Avec la collaboration de l’organisation Belge Rikolto qui s’engage à améliorer la productivité en plantant de nouvelles cultures de café les caféiculteurs croient et se sentent rassurés.  Les variétés les plus appropriées sont cultivées dans des pépinières et distribuées aux agriculteurs.

La mise en application de Bonnes Pratiques Agronomiques qui visent à réduire les effets négatifs sur l’environnement (sol, eau, pesticides, etc.) serait une stratégie. Pour la fertilisation, le compost local issu de la pulpe de café est utilisé et permet de réduire.  Une mise en place des Champs de démonstration Paysans pour le transfert des connaissances sur l’augmentation de la production de fermier à fermier.

Faire en sorte que les coopératives sachent en avance, la qualité du café proposé aux acheteurs. Car les acheteurs de café rémunèrent la qualité. Plus la qualité est élevée, plus la rémunération augmente. Pour cela, ils doivent être formés à la dégustation du café. Qu’ils soient dotés par appareils pour mesurer certains indicateurs : taux d’humidité, activité hydrique, …

Notre source propose également la négociation des contrats de livraison avant la saison.

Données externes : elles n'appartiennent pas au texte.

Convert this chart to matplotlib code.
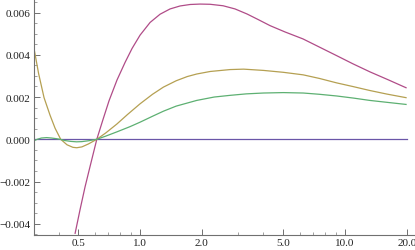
import matplotlib
matplotlib.use("Agg")
import matplotlib.pyplot as plt
from matplotlib.ticker import FixedLocator, FuncFormatter

# values (x on a log axis)
zero_x = [0.302, 20.0]
zero_y = [0.0, 0.0]

mag_x = [0.482, 0.510, 0.539, 0.570, 0.615, 0.660, 0.706, 0.772, 0.845,
         0.914, 1.0, 1.119, 1.252, 1.401, 1.567, 1.754, 1.962, 2.195, 2.541,
         2.906, 3.327, 3.764, 4.306, 5.097, 6.238, 7.551, 9.141, 10.94,
         13.24, 16.21, 19.85]
mag_y = [-0.00445, -0.00331, -0.00225, -0.00129, 0.0, 0.00095, 0.00183,
         0.00281, 0.00364, 0.0043, 0.00493, 0.00553, 0.00592, 0.00617,
         0.00631, 0.00638, 0.0064, 0.00639, 0.00632, 0.00617, 0.00593,
         0.00567, 0.00538, 0.00508, 0.00475, 0.00435, 0.00395, 0.00357,
         0.00319, 0.00282, 0.00244]

oli_x = [0.302, 0.32, 0.34, 0.364, 0.385, 0.41, 0.44, 0.47, 0.491, 0.52,
         0.56, 0.615, 0.68, 0.77, 0.87, 1.0, 1.15, 1.3, 1.5, 1.7, 1.89, 2.2,
         2.75, 3.2, 4.0, 5.0, 6.25, 7.5, 9.1, 11.0, 13.2, 16.0, 19.85]
oli_y = [0.00443, 0.0031, 0.00197, 0.00113, 0.00052, 0.0, -0.00026,
         -0.00038, -0.0004, -0.00036, -0.00022, 0.0, 0.0003, 0.00072,
         0.00118, 0.00168, 0.00213, 0.00247, 0.00277, 0.00297, 0.00309,
         0.00321, 0.0033, 0.00332, 0.00326, 0.00317, 0.00305, 0.00288,
         0.00267, 0.00249, 0.00231, 0.00214, 0.00197]

grn_x = [0.302, 0.315, 0.33, 0.35, 0.37, 0.39, 0.407, 0.43, 0.46, 0.49, 0.52,
         0.56, 0.615, 0.68, 0.77, 0.894, 1.0, 1.15, 1.3, 1.5, 1.89, 2.3, 2.75,
         3.3, 4.0, 5.0, 6.25, 7.5, 9.1, 11.0, 13.2, 16.0, 19.85]
grn_y = [-0.00008, 0.0, 0.00006, 0.00008, 0.00006, 0.00003, 0.0, -0.00006,
         -0.0001, -0.00012, -0.00011, -0.00007, 0.0, 0.00015, 0.00035,
         0.0006, 0.00081, 0.00109, 0.00133, 0.00157, 0.00184, 0.002, 0.00208,
         0.00215, 0.00219, 0.00221, 0.00219, 0.00213, 0.00205, 0.00195,
         0.00184, 0.00175, 0.00165]

x_major = [0.5, 1.0, 2.0, 5.0, 10.0, 20.0]
x_minor = [0.4, 0.6, 0.7, 0.8, 0.9, 3.0, 4.0, 6.0, 7.0, 8.0, 9.0]
y_major = [-0.004, -0.002, 0.0, 0.002, 0.004, 0.006]
y_minor = [-0.0045, -0.0035, -0.003, -0.0025, -0.0015, -0.001, -0.0005,
           0.0005, 0.001, 0.0015, 0.0025, 0.003, 0.0035, 0.0045, 0.005,
           0.0055, 0.0065]

plt.rcParams['font.family'] = ['Liberation Serif', 'DejaVu Serif']

fig = plt.figure(figsize=(4.15, 2.51), dpi=100)
ax = fig.add_axes([33.5 / 415, 15 / 251, 1 - 33.5 / 415, 1 - 15 / 251])

lw = 0.9
ax.plot(zero_x, zero_y, color='#6A56A8', lw=lw)
ax.plot(mag_x, mag_y, color='#B04C88', lw=lw)
ax.plot(oli_x, oli_y, color='#B5A052', lw=lw)
ax.plot(grn_x, grn_y, color='#5DB072', lw=lw)

ax.set_xscale('log')
ax.set_xlim(0.302, 21.95)
ax.set_ylim(-0.00453, 0.00664)

ax.xaxis.set_major_locator(FixedLocator(x_major))
ax.xaxis.set_minor_locator(FixedLocator(x_minor))
ax.xaxis.set_major_formatter(FuncFormatter(lambda v, p: '%.1f' % v))
ax.xaxis.set_minor_formatter(FuncFormatter(lambda v, p: ''))
ax.yaxis.set_major_locator(FixedLocator(y_major))
ax.yaxis.set_minor_locator(FixedLocator(y_minor))
ax.yaxis.set_major_formatter(FuncFormatter(
    lambda v, p: ('%.3f' % v).replace('-', '\u2212') if abs(v) > 1e-9 else '0.000'))

for s in ['top', 'right']:
    ax.spines[s].set_visible(False)
for s in ['left', 'bottom']:
    ax.spines[s].set_color('#707070')
    ax.spines[s].set_linewidth(0.8)

ax.tick_params(which='major', direction='in', length=4.5, width=0.7,
               color='#707070', labelsize=8, labelcolor='#222222', pad=2)
ax.tick_params(which='minor', direction='in', length=2.5, width=0.6,
               color='#909090')
ax.patch.set_visible(False)

fig.savefig('out.png', dpi=100)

« Bien plus, nous nous activons à négocier des ententes commerciales pluriannuelles entre les acheteurs et les coopératives café. Ces ententes commerciales serviront de façon pluriannuelle pour le crédit. Pour ce qui est d’Accès au crédit.  Les coopératives doivent être connectées aux créditeurs. Seules les parts sociales des caféiculteurs ne sauraient couvrir tous les besoins en liquidités des coopératives pour traiter et commercialiser le précieux café arabica de spécialité. Le gouvernement devrait lancer une campagne pour la promotion de la consommation locale de café. Il en va de la viabilité de la filière café en RDC. La filière café est solide dans les pays qui consomment eux-mêmes la majeure partie de leur production. Un pays dont la production de café est consommée localement est à l’abri des fluctuations de la bourse de New-York. Ainsi, les producteurs obtiennent un meilleur prix, stable » soutient-il.

Dans un entretien avec le visionnaire du cabinet d’expertise environnementale et agricole Justin Murhula rassure que la vision de son organisation est de promouvoir la culture du café au Sud-Kivu en offrant un accompagnement technique aux caféiculteurs dans la région et ses environs.

« Offrir un appui en conseil aux producteurs du café, cela nous permettra de les professionnaliser. Nous accompagnons ceux qui sont regroupés en coopérative et ceux qui y vont en solo. Au-delà de les professionnaliser, nous les aidons également à accéder aux intrants de qualité respectant les normes mais aussi à obtenir les marchés pour l’écoulement de leur produit », a fait savoir Justin Murhula, expert en agriculture pérenne et vivrière.  

Signalons qu’EKAGRI est lui-même producteur de café  de bonne qualité et œuvre pour la promotion de la consommation du café localement. Dans ses séances de coaching organisées en faveur des jeunes entrepreneurs dans la province, Ekagri alimente les échanges au tour du café produit et torréfié localement.